Records from a data collection:
>> START

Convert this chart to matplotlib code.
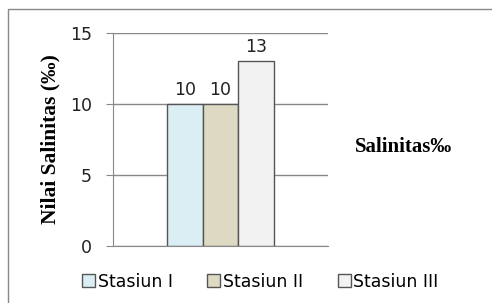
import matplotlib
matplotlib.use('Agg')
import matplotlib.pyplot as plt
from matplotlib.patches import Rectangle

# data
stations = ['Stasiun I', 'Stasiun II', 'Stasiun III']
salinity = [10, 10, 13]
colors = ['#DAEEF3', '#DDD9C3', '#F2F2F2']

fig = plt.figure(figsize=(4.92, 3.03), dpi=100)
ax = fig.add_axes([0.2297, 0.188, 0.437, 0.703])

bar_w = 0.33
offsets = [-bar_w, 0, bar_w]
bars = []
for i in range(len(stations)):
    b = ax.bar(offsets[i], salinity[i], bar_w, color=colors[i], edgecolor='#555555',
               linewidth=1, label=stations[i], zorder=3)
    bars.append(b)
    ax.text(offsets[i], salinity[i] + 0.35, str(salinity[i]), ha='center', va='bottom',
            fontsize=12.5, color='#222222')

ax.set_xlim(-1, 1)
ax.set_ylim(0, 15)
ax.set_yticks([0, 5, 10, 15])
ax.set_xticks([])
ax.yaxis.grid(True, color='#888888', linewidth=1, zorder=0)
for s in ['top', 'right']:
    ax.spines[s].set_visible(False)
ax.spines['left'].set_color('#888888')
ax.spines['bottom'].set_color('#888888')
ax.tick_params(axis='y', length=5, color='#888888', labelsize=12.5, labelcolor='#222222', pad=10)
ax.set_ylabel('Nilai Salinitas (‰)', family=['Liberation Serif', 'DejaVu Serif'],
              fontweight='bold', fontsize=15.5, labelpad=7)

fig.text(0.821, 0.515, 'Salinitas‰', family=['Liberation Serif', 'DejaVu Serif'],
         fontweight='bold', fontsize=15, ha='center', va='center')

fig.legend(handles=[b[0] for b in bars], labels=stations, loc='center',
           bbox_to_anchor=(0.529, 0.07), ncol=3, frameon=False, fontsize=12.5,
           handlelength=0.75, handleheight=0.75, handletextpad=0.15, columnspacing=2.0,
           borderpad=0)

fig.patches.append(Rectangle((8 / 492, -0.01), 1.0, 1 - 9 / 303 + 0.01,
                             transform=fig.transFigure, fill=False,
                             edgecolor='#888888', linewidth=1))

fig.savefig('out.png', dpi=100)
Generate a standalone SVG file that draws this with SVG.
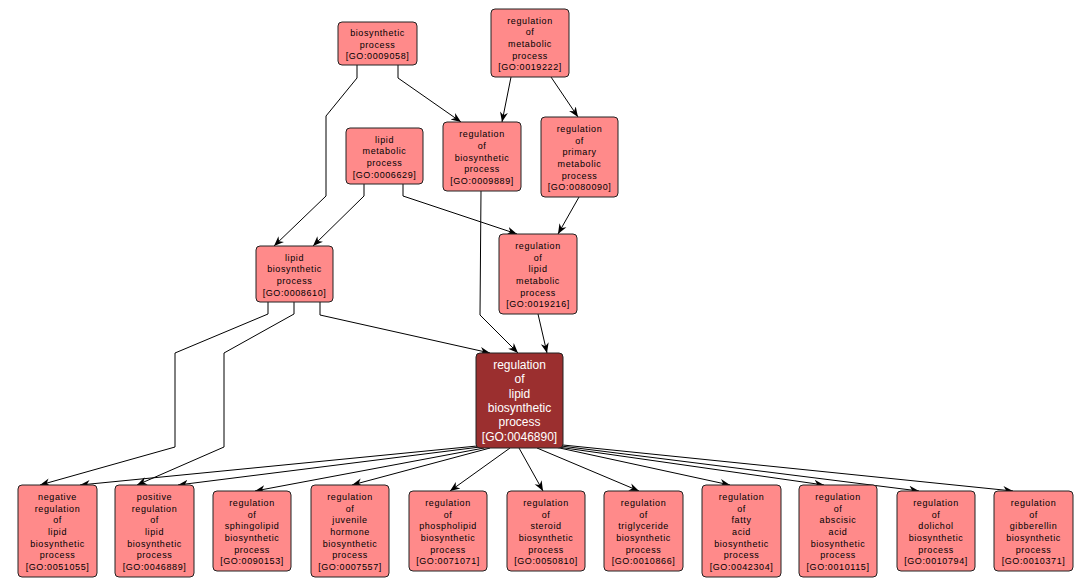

>> END

* The task
Pick out the lines containing the string "this".

* Result
Convert this chart to matplotlib code.
Generate a standalone SVG file that draws this with SVG.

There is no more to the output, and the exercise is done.